"UM AMARGO DIA MUNDIAL DA POESIA"
Por José Luiz Tavares
Ontem, dia mundial da poesia (e da luta contra a discriminação racial), dirigi-me à Casa Fernando Pessoa, em campo de ourique, onde se ia proceder à leitura de Tabacaria em língua caboverdeana e ao lançamento duma edição bilingue, promovida por uma associação de afro-descendentes de lisboa. Afazeres pouco poéticos fizeram com que eu chegasse alguns minutos depois da hora aprazada para o início da sessão. Uma tarjeta amarela, em inglês e português (Pessoa teria gostado), avisava que não seriam permitidas mais entradas. Remoendo as minhas razões, resolvi tocar à campainha. Logo um diligente vigilante acudiu à porta, dizendo educadamente que por razões de segurança não seriam admitidas mais entradas.
Não sei quem dirige hoje a Casa Fernando Pessoa, nem quem lá trabalha, mas pedi ao vigilante se podia chamar alguém responsável, pois poderia ser alguém que eu conhecesse, dado que em tempos fui assíduo frequentador da Casa, concebi um programa para uma quinzena da cultura caboverdeana, fui convidado de um dia mundial da poesia, onde recitei excertos da Ode Marítima taduzida por mim para caboverdeano (numa casa cheíssima, com gente até nas escadas), fui convidado de um «Dias do Desassosego», com escritores brasileiros e portugueses (sendo um 10 de junho, fiz a minha abertura com um soneto de Camões traduzido por mim para caboverdeano), a biblioteca da casa possui alguns dos meus livros, por mim oferecidos, sou tradutor de Pessoa para o caboverdeano, utilizando o seu alfabeto oficial (uma antologia intitulada Na Sol di Nhas Angústia esteve pronta para sair em 2007, aquando da passagem de Francisco José Viegas pela casa e ainda hoje aguarda edição), ainda a semana passada o número de inverno da revista LER, dirigida pelo mesmo Fancisco José Viegas, publicou uma montagem minha da Ode Marítima em caboverdeano, razões não para ter algum tratamento privilegiado, mas apenas justificativas do interesse que eu tinha naquela sessão onde seria lido e apresentado Tabacaria na minha língua materna, poema que eu próprio traduzi em 2007, e que aqui vos ofereço na versão de então.

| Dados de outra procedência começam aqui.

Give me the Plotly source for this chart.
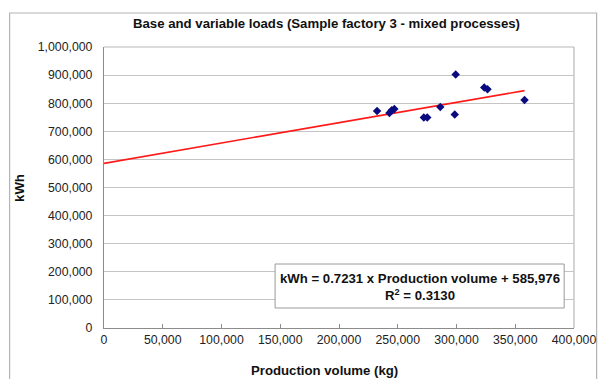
import plotly.graph_objects as go

# Monthly observations: production volume (kg) vs electricity use (kWh)
production_kg = [232400, 242900, 244900, 247100, 272200, 275100,
                 286200, 299300, 298500, 323600, 326400, 357900]
energy_kwh = [772500, 765400, 775000, 779600, 749000, 749000,
              786700, 901900, 759700, 855700, 849600, 811600]

# Fitted linear trend (base load + variable load)
slope = 0.7231
intercept = 585976
r_squared = 0.3130

title_text = "Base and variable loads (Sample factory 3 - mixed processes)"
x_title = "Production volume (kg)"
y_title = "kWh"

trend_x = [0, max(production_kg)]
trend_y = [intercept + slope * v for v in trend_x]

FONT = "Liberation Sans, Arial, sans-serif"

fig = go.Figure()
fig.add_trace(go.Scatter(
    x=trend_x, y=trend_y, mode="lines",
    line=dict(color="#ff1a1a", width=1.6), hoverinfo="skip", showlegend=False))
fig.add_trace(go.Scatter(
    x=production_kg, y=energy_kwh, mode="markers",
    marker=dict(symbol="diamond", size=6.5, color="#0a0a80"), showlegend=False))

W, H = 608, 379
L, R, T, B = 104, 582, 47, 328   # plot area in pixels


def px(x):
    return (x - L) / (R - L)


def py(y):
    return (B - y) / (B - T)


shapes = [
    # outer chart frame
    dict(type="rect", xref="paper", yref="paper",
         x0=px(8), x1=px(605), y0=py(395), y1=py(13),
         line=dict(color="#b4b4b4", width=1.2), layer="below"),
    # plot area border (top and right)
    dict(type="line", xref="paper", yref="paper", x0=0, x1=1, y0=1, y1=1,
         line=dict(color="#b8b8b8", width=1.2), layer="below"),
    dict(type="line", xref="paper", yref="paper", x0=1, x1=1, y0=0, y1=1,
         line=dict(color="#b8b8b8", width=1.2), layer="below"),
    # equation box
    dict(type="rect", xref="paper", yref="paper",
         x0=px(278), x1=px(572), y0=py(308), y1=py(264),
         line=dict(color="#9a9a9a", width=1), fillcolor="white", layer="above"),
]

BOLD_SIZE = 13.2


def label(text, x, y, angle=0):
    return dict(text=text, xref="paper", yref="paper", x=px(x), y=py(y),
                xanchor="center", yanchor="middle", showarrow=False,
                textangle=angle, align="center",
                font=dict(family=FONT, size=BOLD_SIZE, color="#111"))


annotations = [
    label("<b>" + title_text + "</b>", 330, 23),
    label("<b>" + x_title + "</b>", 328.5, 370),
    label("<b>" + y_title + "</b>", 18, 187.5, angle=-90),
    label("<b>kWh = {:.4f} x Production volume + {:,}<br>R<sup>2</sup> = {:.4f}</b>".format(
          slope, intercept, r_squared), 425, 287),
]

fig.update_layout(
    width=W, height=H,
    margin=dict(l=L, r=W - R, t=T, b=H - B),
    paper_bgcolor="white", plot_bgcolor="white",
    font=dict(family=FONT, size=12, color="#222"),
    shapes=shapes, annotations=annotations,
    xaxis=dict(range=[0, 400000], dtick=50000, tickformat=",d",
               showgrid=False, zeroline=False, showline=True,
               linecolor="#8c8c8c", linewidth=1.2,
               ticks="inside", ticklen=4, tickcolor="#8c8c8c",
               tickfont=dict(family=FONT, size=12.3, color="#222")),
    yaxis=dict(range=[0, 1000000], dtick=100000, tickformat=",d",
               showgrid=True, gridcolor="#c4c4c4", gridwidth=1.2,
               zeroline=False, showline=True,
               linecolor="#8c8c8c", linewidth=1.2, ticks="",
               ticklabelstandoff=8,
               tickfont=dict(family=FONT, size=12.3, color="#222")),
)

fig.write_html("out.html")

Passados instantes entrevi, pela fresta da porta meio aberta, uma senhora de fogachos loiros nos cabelos, que entretanto descera até ao patamar da recepção, falar com o vigilante, acenando que não com a cabeça. Logo este se dirigiu a mim, que se encontrava do lado de fora, dizendo: «Lamentamos, cavalheiro, por razões de segurança...». Gostei muito, eu simples poeta, de ser tratado por «cavalheiro», pois a minha aparência não deixava dúvidas: devido ao frio eu vinha trajado de sobretudo castanho-claro, finas luvas castanho-escuro, cachecol verde-escuro, chapéu preto à Pessoa. Quando já ia embora pelo passeio do outro lado da rua, sorrindo como o Esteves sem metafísica, vi aproximarem-se duas senhoras, cujo tez ainda divisei no lusco-fusco de fim de inverno, e sem delongas sumiram casa adentro. Sorri mais uma vez, com um sorriso triste, alvitrando, para meu consolo, que talvez se tratasse do múltiplo Fernando, reencarnado, não heteronimicamente mas em carne e osso, em femininas figuras, e teria vindo indagar ao que vinha tanta gente de pele escura e linguajar estranho.

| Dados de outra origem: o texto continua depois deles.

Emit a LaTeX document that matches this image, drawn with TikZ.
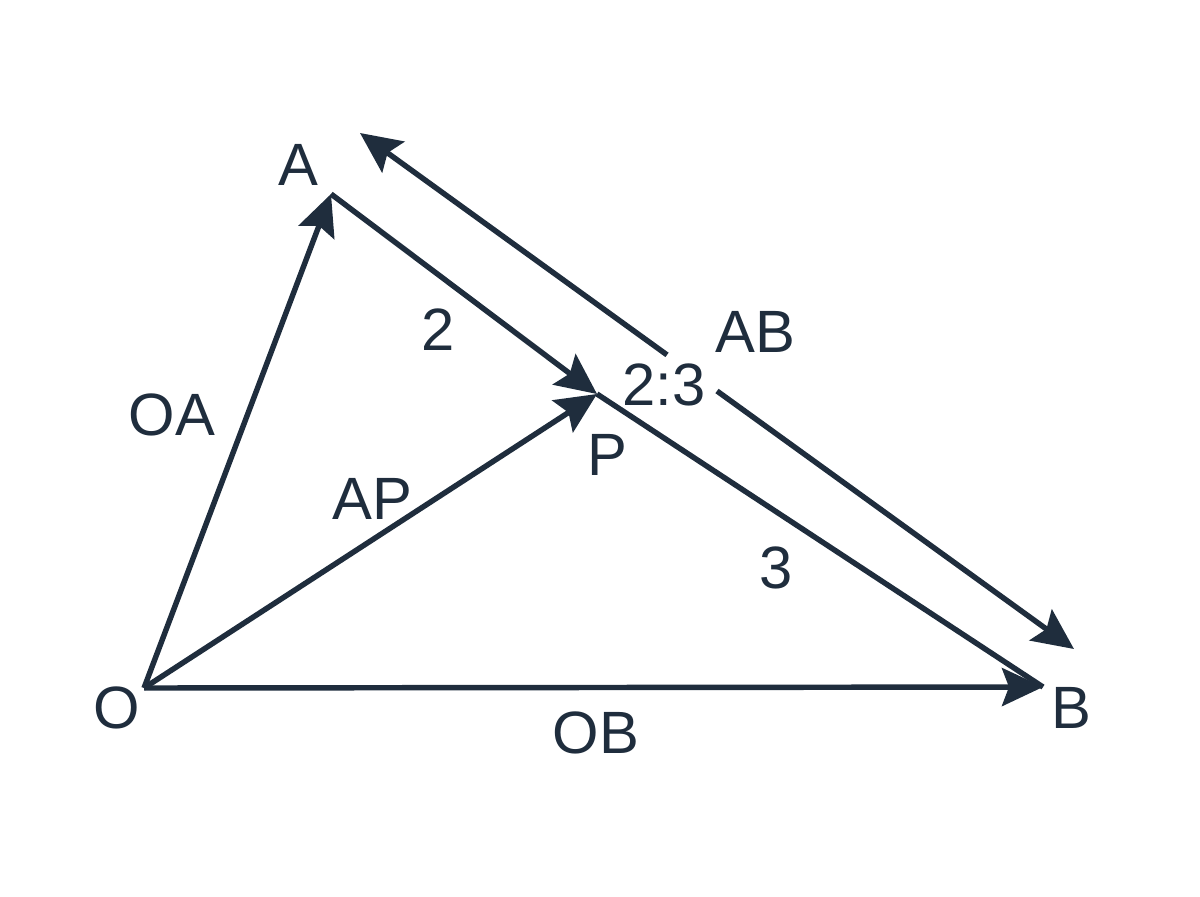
\documentclass[tikz,border=0pt]{standalone}
\usepackage{fontspec}
\setmainfont{Liberation Sans}
\usetikzlibrary{arrows.meta}
\usetikzlibrary{calc}
\definecolor{inkblue}{RGB}{31,45,61}
\tikzset{
	seg/.style={draw=inkblue, line width=3.1pt},
	vec/.style={seg, -{Stealth[length=0.82cm, width=0.76cm, inset=0.14cm]}},
	lbl/.style={text=inkblue, font=\fontsize{34}{40}\selectfont, inner sep=0pt, text height=24.4pt, text depth=0pt}
}

\begin{document}
\begin{tikzpicture}[x=0.02cm, y=-0.02cm]
		\useasboundingbox (0,0) rectangle (1200,896);
		% points of the triangle
		\coordinate (O) at (144,688);
		\coordinate (A) at (331,194);
		\coordinate (B) at (1043,687);
		\coordinate (P) at (597,394);
		% parallel arrow beside AB
		\coordinate (ABtop) at (360,133);
		\coordinate (ABbot) at (1074,649);
		\coordinate (gapA) at ($(ABtop)!0.43!(ABbot)$);
		\coordinate (gapB) at ($(ABtop)!0.50!(ABbot)$);

		\draw[vec] (O) -- (A);
		\draw[vec] (O) -- (B);
		\draw[vec] (O) -- (P);
		\draw[vec] (A) -- (P);
		\draw[seg] (P) -- (B);
		\draw[vec] (gapA) -- (ABtop);
		\draw[vec] (gapB) -- (ABbot);

		\node[lbl] (labO) at (117,707) {O};
		\node[lbl] (labA) at (298,164) {A};
		\node[lbl] (labB) at (1071,707) {B};
		\node[lbl] (labP) at (607,454) {P};
		\node[lbl] (labOA) at (172,414) {OA};
		\node[lbl] (labAP) at (372,498) {AP};
		\node[lbl] (labOB) at (596,732) {OB};
		\node[lbl] (labAB) at (755,331) {AB};
		\node[lbl] (labTwo) at (438,329) {2};
		\node[lbl] (labThree) at (776,567) {3};
		\node[lbl] (labRatio) at (664,384) {2:3};
	\end{tikzpicture}
\end{document}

Aconteceu num dia mundial da poesia – e sou poeta. Aconteceu na cidade de lisboa – e dediquei-lhe em livro um monumento de palavras intitulado Lisbon Blues. Foi no bairro de campo de ourique, e estavam os meus livros numa feira no jardim da parada. Aconteceu na Casa Fernando Pessoa, e sou tradutor dele. Foi num dia mundial contra a discriminação racial e senti-me profundamente preto.
Lisboa, 22 de março de 2018,
José Luiz Tavares
Talvez tenha sido só uma coincidência. Talvez se lá fosse eu também me acontecesse a mesma coisa. Que José Luiz Tavares tenha razões para pensar que foi discriminação pura e dura, disso não duvido eu.